### GOAL:
From the material below, list every line containing "this".
** Start of ROWS **
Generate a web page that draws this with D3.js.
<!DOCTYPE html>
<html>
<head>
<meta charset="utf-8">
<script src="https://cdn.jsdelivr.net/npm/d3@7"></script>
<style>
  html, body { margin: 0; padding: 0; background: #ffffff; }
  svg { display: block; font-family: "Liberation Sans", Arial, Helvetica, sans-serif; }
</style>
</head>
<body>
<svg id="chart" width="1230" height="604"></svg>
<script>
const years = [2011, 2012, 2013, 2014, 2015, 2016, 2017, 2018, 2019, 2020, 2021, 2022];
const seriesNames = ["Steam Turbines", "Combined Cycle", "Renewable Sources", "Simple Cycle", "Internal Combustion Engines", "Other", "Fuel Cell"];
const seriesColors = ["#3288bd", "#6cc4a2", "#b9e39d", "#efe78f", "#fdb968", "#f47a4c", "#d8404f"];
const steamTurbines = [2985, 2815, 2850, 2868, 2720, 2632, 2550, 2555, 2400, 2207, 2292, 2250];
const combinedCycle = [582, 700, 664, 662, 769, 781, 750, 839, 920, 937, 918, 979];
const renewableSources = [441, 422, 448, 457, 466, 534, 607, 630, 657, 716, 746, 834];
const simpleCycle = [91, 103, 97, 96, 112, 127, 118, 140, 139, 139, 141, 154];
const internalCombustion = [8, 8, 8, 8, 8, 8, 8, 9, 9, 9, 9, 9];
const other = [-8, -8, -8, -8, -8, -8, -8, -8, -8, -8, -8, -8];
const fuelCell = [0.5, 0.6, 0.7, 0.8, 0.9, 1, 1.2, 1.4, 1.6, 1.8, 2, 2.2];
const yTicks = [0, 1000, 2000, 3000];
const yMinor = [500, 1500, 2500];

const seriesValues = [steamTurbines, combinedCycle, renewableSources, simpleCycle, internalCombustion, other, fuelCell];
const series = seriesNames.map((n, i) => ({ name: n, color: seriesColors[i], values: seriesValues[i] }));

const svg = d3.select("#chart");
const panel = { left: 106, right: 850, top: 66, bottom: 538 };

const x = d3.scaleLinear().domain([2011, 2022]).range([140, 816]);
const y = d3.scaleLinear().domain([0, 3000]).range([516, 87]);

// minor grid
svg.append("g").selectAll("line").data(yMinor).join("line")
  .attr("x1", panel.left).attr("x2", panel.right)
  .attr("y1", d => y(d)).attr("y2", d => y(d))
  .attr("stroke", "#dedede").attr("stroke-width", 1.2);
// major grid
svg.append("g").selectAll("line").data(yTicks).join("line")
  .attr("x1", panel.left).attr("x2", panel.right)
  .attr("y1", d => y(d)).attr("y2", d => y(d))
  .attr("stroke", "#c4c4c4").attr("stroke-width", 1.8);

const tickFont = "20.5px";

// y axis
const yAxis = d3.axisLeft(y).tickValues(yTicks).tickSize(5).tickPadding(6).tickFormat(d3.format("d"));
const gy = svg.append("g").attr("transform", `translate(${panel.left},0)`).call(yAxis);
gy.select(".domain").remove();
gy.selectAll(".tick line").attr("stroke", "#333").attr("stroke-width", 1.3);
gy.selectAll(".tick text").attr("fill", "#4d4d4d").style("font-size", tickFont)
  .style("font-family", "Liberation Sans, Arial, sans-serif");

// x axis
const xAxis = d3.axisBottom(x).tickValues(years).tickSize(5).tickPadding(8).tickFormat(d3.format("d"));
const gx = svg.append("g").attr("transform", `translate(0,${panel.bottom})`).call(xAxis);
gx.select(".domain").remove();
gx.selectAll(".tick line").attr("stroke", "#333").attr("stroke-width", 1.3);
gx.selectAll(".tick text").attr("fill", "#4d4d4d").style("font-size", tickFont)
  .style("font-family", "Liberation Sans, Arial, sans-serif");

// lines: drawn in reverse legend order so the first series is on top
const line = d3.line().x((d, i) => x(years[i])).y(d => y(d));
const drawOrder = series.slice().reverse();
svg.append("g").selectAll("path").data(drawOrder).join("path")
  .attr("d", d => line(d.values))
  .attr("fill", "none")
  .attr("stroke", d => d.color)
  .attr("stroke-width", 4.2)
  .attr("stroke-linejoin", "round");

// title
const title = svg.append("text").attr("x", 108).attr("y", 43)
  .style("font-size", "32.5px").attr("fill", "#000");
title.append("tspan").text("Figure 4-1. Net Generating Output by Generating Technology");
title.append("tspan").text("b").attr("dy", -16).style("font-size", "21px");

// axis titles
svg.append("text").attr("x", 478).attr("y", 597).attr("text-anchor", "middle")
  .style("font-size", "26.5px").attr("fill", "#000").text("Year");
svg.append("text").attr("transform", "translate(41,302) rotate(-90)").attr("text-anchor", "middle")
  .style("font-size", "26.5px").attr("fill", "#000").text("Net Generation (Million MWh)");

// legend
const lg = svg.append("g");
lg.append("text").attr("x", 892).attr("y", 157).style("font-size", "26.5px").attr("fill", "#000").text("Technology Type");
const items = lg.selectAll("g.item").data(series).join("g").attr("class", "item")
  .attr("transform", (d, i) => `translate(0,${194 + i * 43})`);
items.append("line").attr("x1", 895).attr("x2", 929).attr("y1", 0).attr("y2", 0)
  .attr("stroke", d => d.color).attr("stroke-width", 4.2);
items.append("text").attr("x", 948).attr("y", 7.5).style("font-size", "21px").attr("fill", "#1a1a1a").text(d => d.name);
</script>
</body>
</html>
** End of ROWS **
** Start of ROWS **
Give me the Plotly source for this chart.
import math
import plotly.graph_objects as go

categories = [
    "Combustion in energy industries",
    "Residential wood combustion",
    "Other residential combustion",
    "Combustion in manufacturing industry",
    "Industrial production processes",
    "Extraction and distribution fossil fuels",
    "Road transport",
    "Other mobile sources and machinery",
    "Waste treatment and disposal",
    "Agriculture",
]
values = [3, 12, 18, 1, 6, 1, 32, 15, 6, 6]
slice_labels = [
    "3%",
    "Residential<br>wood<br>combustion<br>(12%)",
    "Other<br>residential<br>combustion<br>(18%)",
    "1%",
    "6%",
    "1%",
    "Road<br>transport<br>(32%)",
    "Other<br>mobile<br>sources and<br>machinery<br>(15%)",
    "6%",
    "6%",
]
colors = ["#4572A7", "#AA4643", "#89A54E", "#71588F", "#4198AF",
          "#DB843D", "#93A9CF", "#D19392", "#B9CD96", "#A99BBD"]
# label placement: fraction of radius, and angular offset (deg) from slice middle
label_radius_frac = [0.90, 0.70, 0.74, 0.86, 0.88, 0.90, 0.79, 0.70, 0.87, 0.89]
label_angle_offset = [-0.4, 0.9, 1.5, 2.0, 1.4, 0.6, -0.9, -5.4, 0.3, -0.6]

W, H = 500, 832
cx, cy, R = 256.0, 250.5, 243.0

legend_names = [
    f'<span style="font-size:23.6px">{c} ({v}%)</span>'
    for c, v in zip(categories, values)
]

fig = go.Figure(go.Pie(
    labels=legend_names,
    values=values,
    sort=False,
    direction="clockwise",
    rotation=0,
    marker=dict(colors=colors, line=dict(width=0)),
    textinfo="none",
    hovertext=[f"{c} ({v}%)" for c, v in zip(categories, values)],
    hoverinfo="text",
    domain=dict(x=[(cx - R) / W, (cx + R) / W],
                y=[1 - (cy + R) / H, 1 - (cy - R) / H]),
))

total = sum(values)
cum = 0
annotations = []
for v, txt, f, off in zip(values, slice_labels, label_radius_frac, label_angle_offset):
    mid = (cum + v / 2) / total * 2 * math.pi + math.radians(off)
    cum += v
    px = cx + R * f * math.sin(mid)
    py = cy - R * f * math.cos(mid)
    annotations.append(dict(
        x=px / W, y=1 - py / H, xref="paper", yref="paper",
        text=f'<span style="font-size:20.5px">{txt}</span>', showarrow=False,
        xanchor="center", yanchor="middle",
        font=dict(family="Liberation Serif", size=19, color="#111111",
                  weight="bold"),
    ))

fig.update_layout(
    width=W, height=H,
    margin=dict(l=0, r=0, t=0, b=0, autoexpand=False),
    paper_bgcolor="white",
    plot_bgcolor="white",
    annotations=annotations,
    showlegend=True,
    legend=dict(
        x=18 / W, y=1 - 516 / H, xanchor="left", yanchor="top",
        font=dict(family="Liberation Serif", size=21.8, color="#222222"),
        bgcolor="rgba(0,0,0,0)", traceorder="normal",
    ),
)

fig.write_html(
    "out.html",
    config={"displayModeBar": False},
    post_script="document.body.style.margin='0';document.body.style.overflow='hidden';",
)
** End of ROWS **
** Start of ROWS **
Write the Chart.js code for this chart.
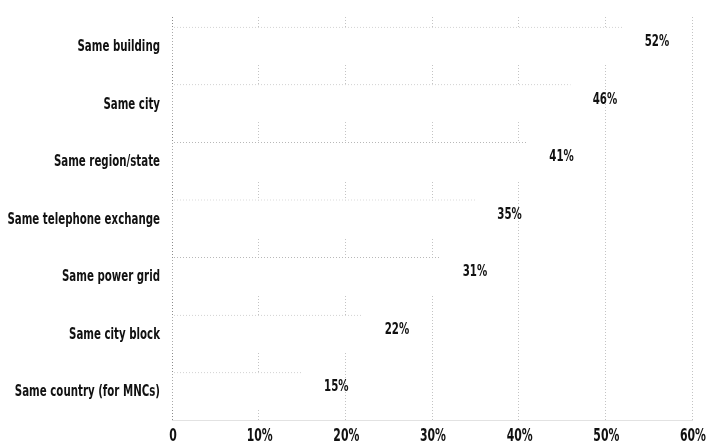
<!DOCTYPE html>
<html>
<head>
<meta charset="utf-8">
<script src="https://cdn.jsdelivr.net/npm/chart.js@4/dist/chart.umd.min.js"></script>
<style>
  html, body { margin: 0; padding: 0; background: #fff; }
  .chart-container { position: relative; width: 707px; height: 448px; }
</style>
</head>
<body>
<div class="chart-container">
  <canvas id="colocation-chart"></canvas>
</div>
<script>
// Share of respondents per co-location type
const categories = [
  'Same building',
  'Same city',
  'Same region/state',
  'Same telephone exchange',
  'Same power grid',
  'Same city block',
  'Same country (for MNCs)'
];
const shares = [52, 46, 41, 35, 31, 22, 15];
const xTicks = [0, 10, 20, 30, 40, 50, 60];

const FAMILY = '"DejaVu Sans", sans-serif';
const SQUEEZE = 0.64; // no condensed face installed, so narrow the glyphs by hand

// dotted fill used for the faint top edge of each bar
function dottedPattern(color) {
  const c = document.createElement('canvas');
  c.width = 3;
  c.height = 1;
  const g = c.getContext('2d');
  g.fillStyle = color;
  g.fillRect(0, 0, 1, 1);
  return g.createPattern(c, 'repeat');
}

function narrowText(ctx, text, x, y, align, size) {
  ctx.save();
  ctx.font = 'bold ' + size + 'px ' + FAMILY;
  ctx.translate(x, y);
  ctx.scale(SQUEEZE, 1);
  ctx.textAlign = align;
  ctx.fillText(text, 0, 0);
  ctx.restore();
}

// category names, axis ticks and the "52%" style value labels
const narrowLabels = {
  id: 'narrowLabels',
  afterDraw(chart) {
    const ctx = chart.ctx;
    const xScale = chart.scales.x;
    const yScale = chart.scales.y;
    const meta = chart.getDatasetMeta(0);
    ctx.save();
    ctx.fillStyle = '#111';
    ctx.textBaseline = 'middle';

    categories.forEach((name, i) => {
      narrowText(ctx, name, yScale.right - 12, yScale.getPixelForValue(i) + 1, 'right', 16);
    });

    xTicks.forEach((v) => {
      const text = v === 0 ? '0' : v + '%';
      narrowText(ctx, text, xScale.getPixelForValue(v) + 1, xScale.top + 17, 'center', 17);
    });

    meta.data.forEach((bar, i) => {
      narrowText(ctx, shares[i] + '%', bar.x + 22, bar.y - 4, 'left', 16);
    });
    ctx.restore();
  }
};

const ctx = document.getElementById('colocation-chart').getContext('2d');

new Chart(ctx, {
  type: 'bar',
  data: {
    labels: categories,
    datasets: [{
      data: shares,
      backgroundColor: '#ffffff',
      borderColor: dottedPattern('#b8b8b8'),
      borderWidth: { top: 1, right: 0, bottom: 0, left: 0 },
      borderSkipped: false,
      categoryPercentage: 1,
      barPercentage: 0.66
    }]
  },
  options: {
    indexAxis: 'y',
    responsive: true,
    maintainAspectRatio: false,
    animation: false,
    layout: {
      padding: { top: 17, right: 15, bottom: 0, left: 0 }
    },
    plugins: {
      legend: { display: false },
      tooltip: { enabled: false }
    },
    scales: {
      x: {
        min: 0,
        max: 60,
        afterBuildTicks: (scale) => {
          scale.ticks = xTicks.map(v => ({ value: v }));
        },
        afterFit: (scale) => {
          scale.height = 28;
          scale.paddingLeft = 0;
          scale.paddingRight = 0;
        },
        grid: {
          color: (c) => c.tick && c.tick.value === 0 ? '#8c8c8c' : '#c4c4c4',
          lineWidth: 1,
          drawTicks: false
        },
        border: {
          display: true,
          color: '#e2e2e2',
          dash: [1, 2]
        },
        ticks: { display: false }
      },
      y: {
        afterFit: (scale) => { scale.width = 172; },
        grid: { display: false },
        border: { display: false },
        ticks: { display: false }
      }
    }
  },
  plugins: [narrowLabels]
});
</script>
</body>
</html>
** End of ROWS **
### SOLUTION TO THE EXERCISE:
Generate a web page that draws this with D3.js.
Give me the Plotly source for this chart.
Write the Chart.js code for this chart.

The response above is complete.